For example, if you receive lots of printed documents and your main problems are finding information in them and figuring out where to file them, the scan-OCR-shred routine will serve you well. It won't literally reduce the amount of paper you encounter, but it will address the inconveniences you struggle with.
Then there are the trees. Environmental issues, including saving forests and reducing waste, are certainly noble reasons to decrease paper usage. I applaud that instinct, and I think it's a good reason to choose digital newspapers, magazines, and books over their printed counterparts, because those are cases in which truly vast amounts of paper can be conserved. Agonizing over whether you should print out a single two-page document isn't worth it, however. You'll have a much larger impact if you concentrate on the bigger offenders.
Surrender to the ironies
Furthermore, no matter how hard you try, the path to paperless seems to be paved with, of all things, more paper.
Consider the following true story.
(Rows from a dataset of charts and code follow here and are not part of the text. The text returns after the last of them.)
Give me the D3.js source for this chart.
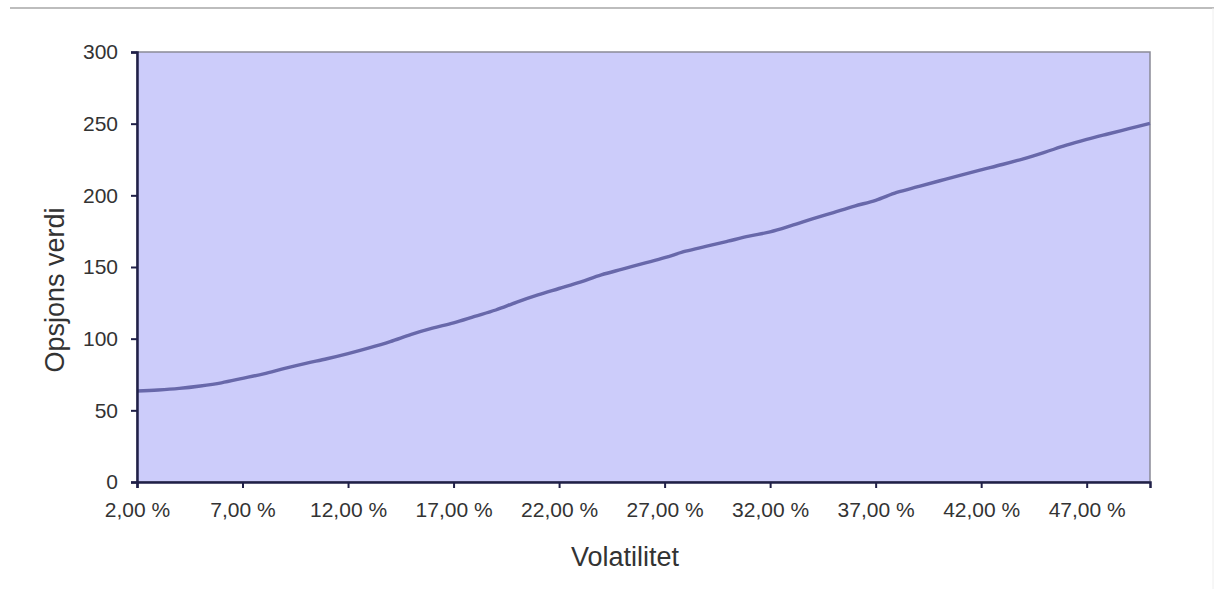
<!DOCTYPE html>
<html>
<head>
<meta charset="utf-8">
<script src="https://cdn.jsdelivr.net/npm/d3@7"></script>
<style>
  html, body { margin: 0; padding: 0; background: #ffffff; }
  svg { display: block; }
  text { font-family: "Liberation Sans", Arial, sans-serif; fill: #333333; }
</style>
</head>
<body>
<svg id="chart" width="1214" height="589"></svg>
<script>
// Volatility levels (per cent) on the category axis
const volatility = [
  2, 3, 4, 5, 6, 7, 8, 9, 10, 11, 12, 13, 14, 15, 16, 17, 18, 19, 20, 21,
  22, 23, 24, 25, 26, 27, 28, 29, 30, 31, 32, 33, 34, 35, 36, 37, 38, 39, 40, 41,
  42, 43, 44, 45, 46, 47, 48, 49, 50
];

// Option value at each volatility level
const optionValue = [
  63.5, 64.2, 65.3, 67.0, 69.2, 72.3, 75.5, 79.3, 82.8, 86.0,
  89.6, 93.6, 98.0, 103.0, 107.3, 111.0, 115.5, 120.0, 125.5, 130.5,
  135.0, 139.5, 144.5, 148.5, 152.5, 156.5, 161.0, 164.5, 168.0, 171.5,
  174.5, 178.8, 183.5, 188.0, 192.5, 196.5, 202.0, 206.0, 210.0, 214.0,
  217.8, 221.5, 225.5, 230.0, 234.8, 239.0, 242.8, 246.5, 250.2
];

// Labelled categories on the x axis and value ticks on the y axis
const xTickValues = [2, 7, 12, 17, 22, 27, 32, 37, 42, 47];
const yTickValues = [0, 50, 100, 150, 200, 250, 300];

const xTitle = "Volatilitet";
const yTitle = "Opsjons verdi";

const svg = d3.select("#chart");
const plot = { left: 137, top: 52, right: 1150, bottom: 482 };

const x = d3.scalePoint()
  .domain(volatility)
  .range([plot.left, plot.right]);

const y = d3.scaleLinear()
  .domain([0, 300])
  .range([plot.bottom, plot.top]);

const fmtPct = v => d3.format(".2f")(v).replace(".", ",") + " %";

// Frame line along the top of the picture and its right edge
svg.append("line")
  .attr("x1", 10).attr("x2", 1214)
  .attr("y1", 8).attr("y2", 8)
  .attr("stroke", "#bdbdbd").attr("stroke-width", 2);
svg.append("line")
  .attr("x1", 1213).attr("x2", 1213)
  .attr("y1", 8).attr("y2", 589)
  .attr("stroke", "#eeeeee").attr("stroke-width", 1);

// Plot area background
svg.append("rect")
  .attr("x", plot.left).attr("y", plot.top)
  .attr("width", plot.right - plot.left)
  .attr("height", plot.bottom - plot.top)
  .attr("fill", "#ccccfa")
  .attr("stroke", "#8a8a96")
  .attr("stroke-width", 1.5);

// Value curve
const line = d3.line()
  .x((d, i) => x(volatility[i]))
  .y(d => y(d))
  .curve(d3.curveMonotoneX);

svg.append("path")
  .datum(optionValue)
  .attr("fill", "none")
  .attr("stroke", "#6868aa")
  .attr("stroke-width", 3.4)
  .attr("stroke-linejoin", "round")
  .attr("d", line);

// Y axis
const yAxis = d3.axisLeft(y)
  .tickValues(yTickValues)
  .tickSize(6)
  .tickPadding(8)
  .tickFormat(d3.format("d"));

const gy = svg.append("g")
  .attr("transform", `translate(${plot.left},0)`)
  .call(yAxis);
gy.select(".domain").attr("stroke", "#202048").attr("stroke-width", 2.5);
gy.selectAll(".tick line").attr("stroke", "#202048").attr("stroke-width", 2);
gy.selectAll(".tick text")
  .attr("font-size", 21)
  .attr("fill", "#3a3a3a")
  .attr("x", -19);

// X axis
const xAxis = d3.axisBottom(x)
  .tickValues(xTickValues)
  .tickSize(6)
  .tickPadding(10)
  .tickFormat(fmtPct);

const gx = svg.append("g")
  .attr("transform", `translate(0,${plot.bottom})`)
  .call(xAxis);
gx.select(".domain").attr("stroke", "#202048").attr("stroke-width", 2.5);
gx.selectAll(".tick line").attr("stroke", "#202048").attr("stroke-width", 2);
gx.selectAll(".tick text")
  .attr("font-size", 21)
  .attr("fill", "#3a3a3a")
  .attr("y", 20);

// Axis titles
svg.append("text")
  .attr("x", 625)
  .attr("y", 566)
  .attr("text-anchor", "middle")
  .attr("font-size", 27)
  .attr("fill", "#222222")
  .text(xTitle);

svg.append("text")
  .attr("transform", "translate(64,290) rotate(-90)")
  .attr("text-anchor", "middle")
  .attr("font-size", 27)
  .attr("fill", "#222222")
  .text(yTitle);
</script>
</body>
</html>
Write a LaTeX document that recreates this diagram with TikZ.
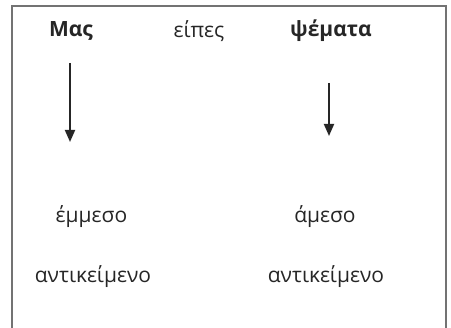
\documentclass[tikz,border=0pt]{standalone}
\usepackage{fontspec}
\setmainfont{Open Sans}
\usetikzlibrary{arrows.meta}
\begin{document}
\begin{tikzpicture}[x=1pt,y=-1pt,
  txt/.style={inner sep=0pt,text=black!85,font=\fontsize{21}{24}\selectfont},
  btxt/.style={txt,font=\fontsize{21}{24}\selectfont\bfseries},
  arr/.style={line width=1.8pt,draw=black!85,-{Triangle[width=10pt,length=12pt]}}]
\useasboundingbox (0,0) rectangle (451,328);
\draw[line width=2pt,draw=black!55] (12,331) -- (12,6) -- (446,6) -- (446,331);
\node[btxt] (mas) at (71,31) {Μας};
\node[txt] (eipes) at (199,31) {είπες};
\node[btxt] (psemata) at (331,31) {ψέματα};
\node[txt] (emmeso) at (91.5,217) {έμμεσο};
\node[txt] (ameso) at (325,217) {άμεσο};
\node[txt] (ant1) at (93,277) {αντικείμενο};
\node[txt] (ant2) at (326,277) {αντικείμενο};
\coordinate (a1s) at (70,63);
\coordinate (a1e) at (70,142);
\coordinate (a2s) at (329,83);
\coordinate (a2e) at (329,136);
\draw[arr] (a1s) -- (a1e);
\draw[arr] (a2s) -- (a2e);
\end{tikzpicture}
\end{document}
When I bought my iPhone 5 from Verizon earlier this year, I immediately signed up for online account access, automatic payments, and paperless billing. A few days later, I opened my mailbox to find three separate envelopes from Verizon. Inside each was a letter confirming my enrollment in one of these services designed to reduce the amount of paper I receive. That's right: Verizon felt it necessary to send me a letter to tell me how environmentally friendly they were being by no longer sending me paper bills!
I could tell you similar stories about my banks, insurance companies, and so on, all of which insist on sending me mounds of needless paper. I recognize that sometimes these companies may be bound by unavoidable legal notification requirements. I'm just saying: You might have to accept a tiny step backward for every few giant leaps forward, and that's not a bad thing.
Focus on finding things
For me, a paperless office is more about convenience than anything else. Digital documents are easier to search, share, and back up than paper documents, and they take up essentially no space. Scanning documents, converting them to searchable PDFs, and then shredding or recycling the originals (to the extent possible) addresses those needs brilliantly.
Of course, scanning doesn't reduce the volume of incoming paper. If there were less of it that I had to handle in the first place, I'd be happier still, and that's something I'm working toward. I've already opted in to electronic statements for every service I use that offers them, I send invoices by email, and I usually "sign" simple contracts, NDAs, and other agreements by superimposing a scanned signature with PDFpenPro ().